Dataset items:
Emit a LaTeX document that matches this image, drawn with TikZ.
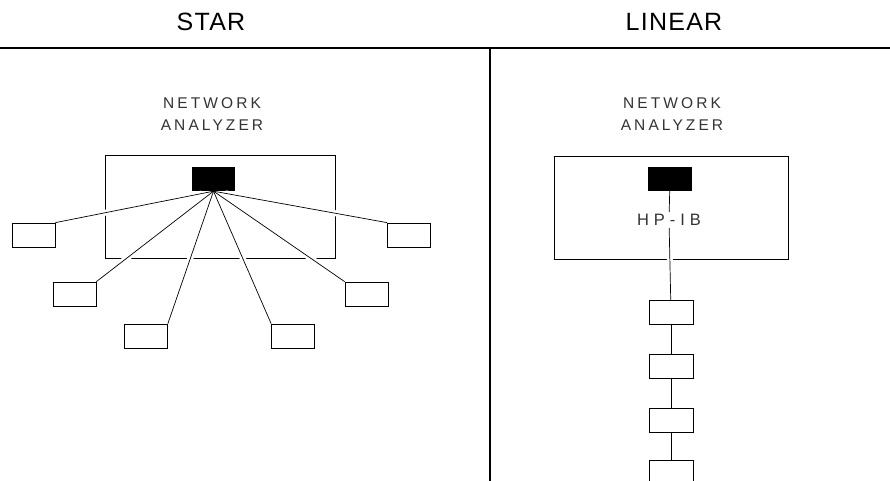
\documentclass[tikz,border=0pt]{standalone}
\usepackage{fontspec}
\setmainfont{Liberation Sans}
\usetikzlibrary{positioning}

\begin{document}
\begin{tikzpicture}[x=1pt,y=-1pt,node distance=29pt,
        title/.style={inner sep=0pt, font=\fontsize{25}{30}\selectfont\addfontfeature{LetterSpace=5}},
        caption/.style={align=center, inner sep=2pt, text=black!80, font=\fontsize{15.5}{22}\selectfont\addfontfeature{LetterSpace=20}},
        analyzer/.style={draw, line width=0.8pt, minimum width=230pt, minimum height=103pt, inner sep=0pt},
        port/.style={fill=black, minimum width=43pt, minimum height=24pt, inner sep=0pt},
        device/.style={draw, line width=0.7pt, minimum width=43pt, minimum height=24pt, inner sep=0pt},
        halo/.style={draw=white, line width=6pt, shorten <=12pt, shorten >=12pt},
        wire/.style={draw, line width=0.7pt}]
    \useasboundingbox (0,0) rectangle (890,481);
    % headings and frame
    \node[title] (star) at (211,22) {STAR};
    \node[title] (linear) at (674,22) {LINEAR};
    \draw[line width=1.6pt] (0,48) -- (890,48);
    \draw[line width=1.2pt] (490,48) -- (490,481);
    % star
    \node[caption] (sname) at (212,114) {NETWORK\\ANALYZER};
    \node[analyzer] (sbox) at (220,206.5) {};
    \node[port] (sport) at (213.5,179) {};
    \node[device] (sa) at (33.5,235) {};
    \node[device] (sb) at (74.5,294) {};
    \node[device] (sc) at (146,336) {};
    \node[device] (sd) at (293,336) {};
    \node[device] (se) at (366.5,294) {};
    \node[device] (sf) at (409,235) {};
    \foreach \d/\c in {sa/north east,sb/north east,sc/north east,sd/north west,se/north west,sf/north west}
        \draw[halo] (sport.south) -- (\d.\c);
    \foreach \d/\c in {sa/north east,sb/north east,sc/north east,sd/north west,se/north west,sf/north west}
        \draw[wire] (sport.south) -- (\d.\c);
    % linear
    \node[caption] (lname) at (672,114) {NETWORK\\ANALYZER};
    \node[analyzer, minimum width=234pt] (lbox) at (671,207.5) {};
    \node[port, minimum width=44pt] (lport) at (670,179) {};
    \node[caption, font=\fontsize{16.5}{20}\selectfont\addfontfeature{LetterSpace=30}] (hpib) at (669,220) {HP-IB};
    \node[device, minimum width=44pt] (l1) at (671,312.5) {};
    \node[device, minimum width=44pt, below=29pt of l1] (l2) {};
    \node[device, minimum width=44pt, below=29pt of l2] (l3) {};
    \node[device, minimum width=44pt, below=28pt of l3] (l4) {};
    \draw[halo] (hpib) -- (l1);
    \draw[wire] (lport) -- (hpib);
    \draw[wire] (hpib) -- (l1);
    \foreach \a/\b in {l1/l2,l2/l3,l3/l4} \draw[wire] (\a) -- (\b);
\end{tikzpicture}
\end{document}
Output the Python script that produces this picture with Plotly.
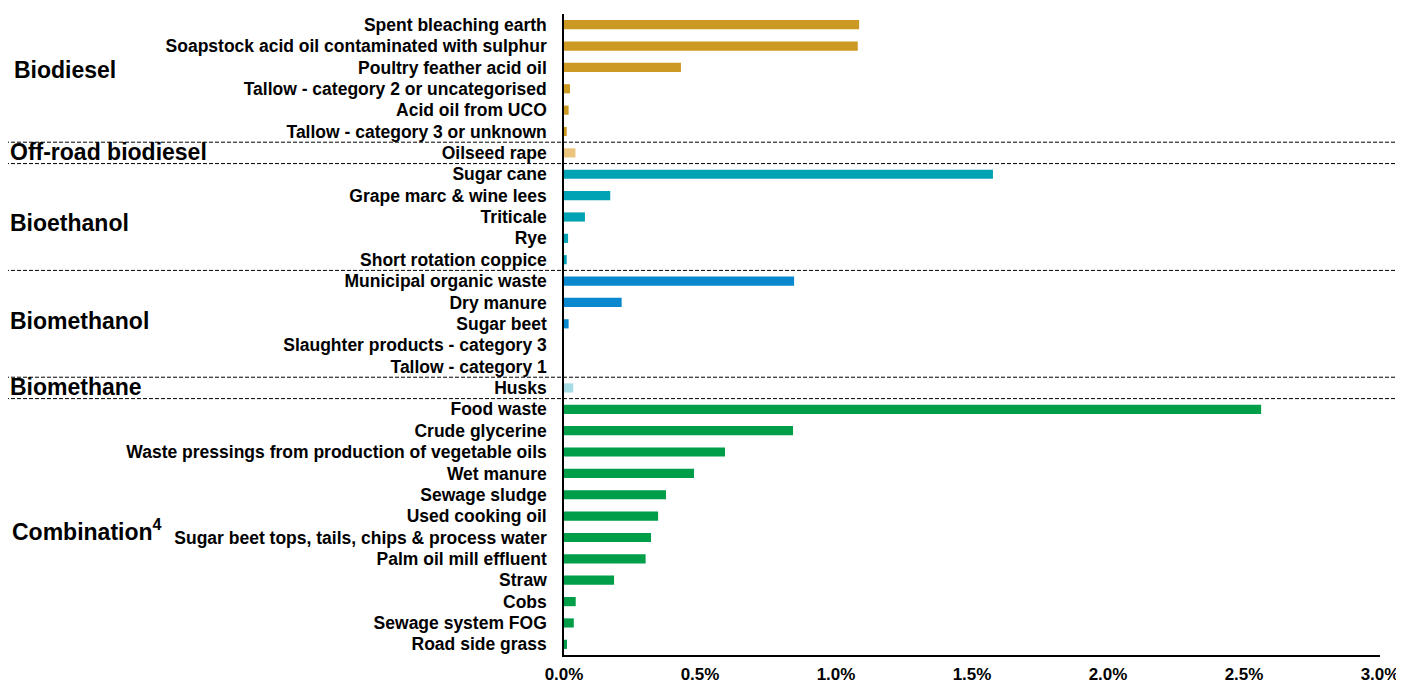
import plotly.graph_objects as go

categories = [
    "Spent bleaching earth", "Soapstock acid oil contaminated with sulphur", "Poultry feather acid oil",
    "Tallow - category 2 or uncategorised", "Acid oil from UCO", "Tallow - category 3 or unknown",
    "Oilseed rape",
    "Sugar cane", "Grape marc & wine lees", "Triticale", "Rye", "Short rotation coppice",
    "Municipal organic waste", "Dry manure", "Sugar beet", "Slaughter products - category 3", "Tallow - category 1",
    "Husks",
    "Food waste", "Crude glycerine", "Waste pressings from production of vegetable oils", "Wet manure",
    "Sewage sludge", "Used cooking oil", "Sugar beet tops, tails, chips & process water",
    "Palm oil mill effluent", "Straw", "Cobs", "Sewage system FOG", "Road side grass",
]
values = [
    1.085, 1.08, 0.43, 0.022, 0.017, 0.01,
    0.042,
    1.577, 0.17, 0.077, 0.015, 0.01,
    0.846, 0.212, 0.017, 0.0, 0.0,
    0.034,
    2.563, 0.842, 0.592, 0.478, 0.375, 0.346, 0.32, 0.30, 0.184, 0.043, 0.036, 0.011,
]
groups = ["Biodiesel"] * 6 + ["Off-road biodiesel"] + ["Bioethanol"] * 5 + ["Biomethanol"] * 5 + \
         ["Biomethane"] + ["Combination"] * 12
group_names = ["Biodiesel", "Off-road biodiesel", "Bioethanol", "Biomethanol", "Biomethane", "Combination"]
group_labels = ["Biodiesel", "Off-road biodiesel", "Bioethanol", "Biomethanol", "Biomethane", "Combination<sup>4</sup>"]
group_colors = ["#CC9A22", "#EBC47E", "#00A3B4", "#0A88CF", "#A6DCE4", "#009E48"]
group_label_pos = [2.13, 5.95, 9.3, 13.85, 16.95, 23.65]
group_label_x = [12, 8, 8, 8, 8, 10]
separators = [5.5, 6.5, 11.5, 16.5, 17.5]
xticks = [0, 0.5, 1.0, 1.5, 2.0, 2.5, 3.0]
xticktext = ["0.0%", "0.5%", "1.0%", "1.5%", "2.0%", "2.5%", "3.0%"]

idx = list(range(len(categories)))
color_map = dict(zip(group_names, group_colors))

fig = go.Figure()
for g in group_names:
    ys = [i for i in idx if groups[i] == g]
    fig.add_trace(go.Bar(
        x=[values[i] for i in ys], y=ys, orientation="h",
        marker=dict(color=color_map[g], line=dict(width=0)),
        showlegend=False, hoverinfo="skip",
    ))

# page body adds an 8px offset; compensate
OFF = 8
FW, FH = 1404 - OFF, 684 - OFF
L, T = 564 - OFF, 14 - OFF
W, H = 816, 641
R, B = FW - L - W, FH - T - H
font_family = "Liberation Sans, Arial, sans-serif"

shapes = []
for s in separators:
    shapes.append(dict(type="line", xref="paper", yref="y",
                       x0=(5 - 564) / W, x1=(1398 - 564) / W, y0=s, y1=s,
                       line=dict(color="black", width=1, dash="4px,2px")))

annotations = []
for lab, pos, xp in zip(group_labels, group_label_pos, group_label_x):
    annotations.append(dict(text="<b>" + lab + "</b>", xref="paper", yref="y",
                            x=(xp - 564) / W, y=pos, xanchor="left", yanchor="middle",
                            showarrow=False,
                            font=dict(size=23, color="black", family=font_family)))

fig.update_layout(
    width=FW, height=FH,
    margin=dict(l=L, r=R, t=T, b=B, pad=0),
    plot_bgcolor="white", paper_bgcolor="white",
    bargap=0.57, barmode="overlay",
    shapes=shapes, annotations=annotations,
    font=dict(family=font_family, color="black"),
)
fig.update_xaxes(
    range=[0, 3.0], tickvals=xticks, ticktext=xticktext, automargin=False,
    showgrid=False, zeroline=False, showline=True, linecolor="black", linewidth=1.5,
    ticks="", tickfont=dict(size=17, weight="bold", family=font_family, color="black"),
    ticklabelstandoff=3,
)
fig.update_yaxes(
    range=[len(categories) - 0.5, -0.5], tickvals=idx, ticktext=categories, automargin=False,
    showgrid=False, zeroline=False, showline=True, linecolor="black", linewidth=1.5,
    ticks="", tickfont=dict(size=17.5, weight="bold", family=font_family, color="black"),
    ticklabelstandoff=12,
)
fig.write_html("out.html")
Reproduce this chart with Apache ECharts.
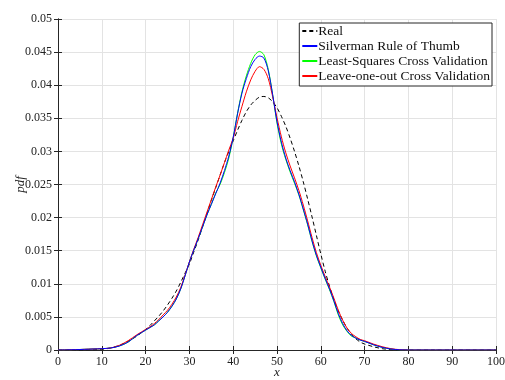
<!DOCTYPE html>
<html><head><meta charset="utf-8">
<script src="https://cdn.jsdelivr.net/npm/echarts@6/dist/echarts.min.js"></script>
<style>html,body{margin:0;padding:0;background:#fff}#c{width:505px;height:380px}</style>
</head><body><div id="c"></div>
<script>
var xs = [0,2,4,6,8,10,12,14,16,18,20,21,22,23,24,25,26,27,28,29,30,31,32,33,34,35,36,37,38,39,40,41,42,43,44,45,46,47,48,49,50,51,52,53,54,55,56,57,58,59,60,61,62,63,64,65,66,67,68,69,70,72,74,76,78,80,85,90,95,100];
var realY = [0,0,0,0.00002,0.00005,0.0001,0.0003,0.0007,0.0013,0.0021,0.0031,0.0037,0.0044,0.0051,0.0059,0.0068,0.0078,0.0089,0.0102,0.0116,0.013,0.0148,0.0166,0.0186,0.0206,0.0226,0.0245,0.0264,0.0283,0.03,0.0316,0.0332,0.0347,0.036,0.037,0.0377,0.0382,0.0383,0.0381,0.0375,0.0366,0.0353,0.0338,0.032,0.03,0.0278,0.0254,0.0228,0.0201,0.0173,0.0145,0.0119,0.0096,0.0076,0.0059,0.0045,0.0033,0.0024,0.0017,0.0012,0.0009,0.0005,0.0002,0.00005,0,0,0,0,0,0];
var silvermanY = [0,0.00002,0.00005,0.0001,0.00015,0.0002,0.0003,0.0006,0.0012,0.0022,0.003,0.0034,0.0038,0.0044,0.005,0.0057,0.0066,0.0077,0.0092,0.0112,0.0133,0.0151,0.0168,0.0186,0.0204,0.022,0.0236,0.0252,0.0271,0.0293,0.0321,0.0357,0.0388,0.041,0.0428,0.0439,0.0444,0.0441,0.0422,0.0386,0.0345,0.0314,0.029,0.0271,0.0254,0.0235,0.0213,0.019,0.0165,0.0143,0.0125,0.0108,0.0092,0.0074,0.0055,0.004,0.0029,0.0022,0.0018,0.0015,0.0013,0.0008,0.0004,0.00015,0.00003,0,0,0,0,0];
var lscvY = [0,0.00002,0.00005,0.0001,0.00015,0.0002,0.0003,0.0006,0.0012,0.0022,0.003,0.0034,0.0038,0.0044,0.005,0.0057,0.0066,0.0077,0.0092,0.0112,0.0133,0.0151,0.0168,0.0186,0.0204,0.022,0.0237,0.025,0.0268,0.029,0.0321,0.0358,0.039,0.0414,0.0433,0.0446,0.0451,0.0446,0.0424,0.0386,0.0343,0.0311,0.0288,0.0269,0.0252,0.0234,0.0212,0.0189,0.0164,0.0142,0.0124,0.0107,0.0091,0.0073,0.0053,0.0038,0.0028,0.0021,0.0018,0.0015,0.0013,0.0008,0.0004,0.00015,0.00003,0,0,0,0,0];
var loocvY = [0,0.00002,0.00005,0.0001,0.00015,0.0002,0.0003,0.0007,0.0014,0.0023,0.0031,0.0035,0.004,0.0046,0.0053,0.006,0.0069,0.008,0.0094,0.0113,0.0133,0.0152,0.017,0.0189,0.0208,0.0227,0.0246,0.0264,0.0283,0.0302,0.032,0.0345,0.0368,0.039,0.0408,0.0421,0.0428,0.0424,0.041,0.0383,0.0351,0.0322,0.0298,0.0278,0.026,0.0241,0.0219,0.0195,0.017,0.0147,0.0128,0.0111,0.0095,0.0078,0.006,0.0045,0.0033,0.0025,0.002,0.0016,0.0014,0.0009,0.0005,0.0002,0.00005,0,0,0,0,0];
var names = ['Real','Silverman Rule of Thumb','Least-Squares Cross Validation','Leave-one-out Cross Validation'];

function pairs(ys){ return xs.map(function(x,i){ return [x, ys[i]]; }); }
var font = 'Liberation Serif';
var axisCol = '#262626';
var chart = echarts.init(document.getElementById('c'), null, {renderer:'canvas'});
chart.setOption({
  animation: false,
  backgroundColor: '#fff',
  grid: {left: 58, right: 9, top: 19, bottom: 30, containLabel: false, outerBoundsMode: 'none'},
  legend: {
    orient: 'vertical', right: 13, top: 23,
    itemWidth: 15, itemHeight: 8, itemGap: 1,
    padding: [1, 2, 3, 2],
    backgroundColor: '#fff', borderColor: axisCol, borderWidth: 1, borderRadius: 0,
    itemStyle: {opacity: 0},
    textStyle: {fontFamily: font, fontSize: 13.5, lineHeight: 14, color: '#111', padding: [0,0,0,-4]},
    data: names
  },
  xAxis: [{
    type: 'value', min: 0, max: 100, interval: 10,
    name: 'x', nameLocation: 'middle', nameGap: 16, nameMoveOverlap: false,
    nameTextStyle: {fontFamily: font, fontStyle: 'italic', fontSize: 13, color: '#222'},
    axisLine: {show: true, lineStyle: {color: axisCol, width: 1}},
    axisTick: {show: true, inside: true, length: 4, lineStyle: {color: axisCol}},
    axisLabel: {fontFamily: font, fontSize: 12, color: '#222', margin: 6},
    splitLine: {show: true, lineStyle: {color: '#e3e3e3', width: 1}}
  },{
    type: 'value', min: 0, max: 100, interval: 10, position: 'top',
    axisLine: {show: true, lineStyle: {color: axisCol, width: 1}},
    axisTick: {show: true, inside: true, length: 4, lineStyle: {color: axisCol}},
    axisLabel: {show: false}, splitLine: {show: false}
  }],
  yAxis: [{
    type: 'value', min: 0, max: 0.05, interval: 0.005,
    name: 'pdf', nameLocation: 'middle', nameGap: 31, nameRotate: 90, nameMoveOverlap: false,
    nameTextStyle: {fontFamily: font, fontStyle: 'italic', fontSize: 13, color: '#222'},
    axisLine: {show: true, lineStyle: {color: axisCol, width: 1}},
    axisTick: {show: true, inside: true, length: 4, lineStyle: {color: axisCol}},
    axisLabel: {fontFamily: font, fontSize: 12, color: '#222', margin: 6},
    splitLine: {show: true, lineStyle: {color: '#e3e3e3', width: 1}}
  },{
    type: 'value', min: 0, max: 0.05, interval: 0.005, position: 'right',
    axisLine: {show: true, lineStyle: {color: axisCol, width: 1}},
    axisTick: {show: true, inside: true, length: 4, lineStyle: {color: axisCol}},
    axisLabel: {show: false}, splitLine: {show: false}
  }],
  series: [
    {name: names[0], type: 'line', data: pairs(realY), symbol: 'none', smooth: 0.3, z: 2,
     lineStyle: {color: '#000', width: 1, type: [4, 3]}, itemStyle: {color: '#000'}},
    {name: names[2], type: 'line', data: pairs(lscvY), symbol: 'none', smooth: 0.3, z: 3,
     lineStyle: {color: '#00ff00', width: 1}, itemStyle: {color: '#00ff00'}},
    {name: names[3], type: 'line', data: pairs(loocvY), symbol: 'none', smooth: 0.3, z: 4,
     lineStyle: {color: '#ff0000', width: 1}, itemStyle: {color: '#ff0000'}},
    {name: names[1], type: 'line', data: pairs(silvermanY), symbol: 'none', smooth: 0.3, z: 5,
     lineStyle: {color: '#0000ff', width: 1}, itemStyle: {color: '#0000ff'}}
  ]
});
</script></body></html>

:: TASK DESCRIPTION ::
Return exactly the lines from the one with "Output the Python" to the one with "import plotly.graph_objects as go", inclusive, and nothing else; skip the pictures.

:: EXERCISE RESULT ::
Output the Python script that produces this picture with Plotly.
import plotly.graph_objects as go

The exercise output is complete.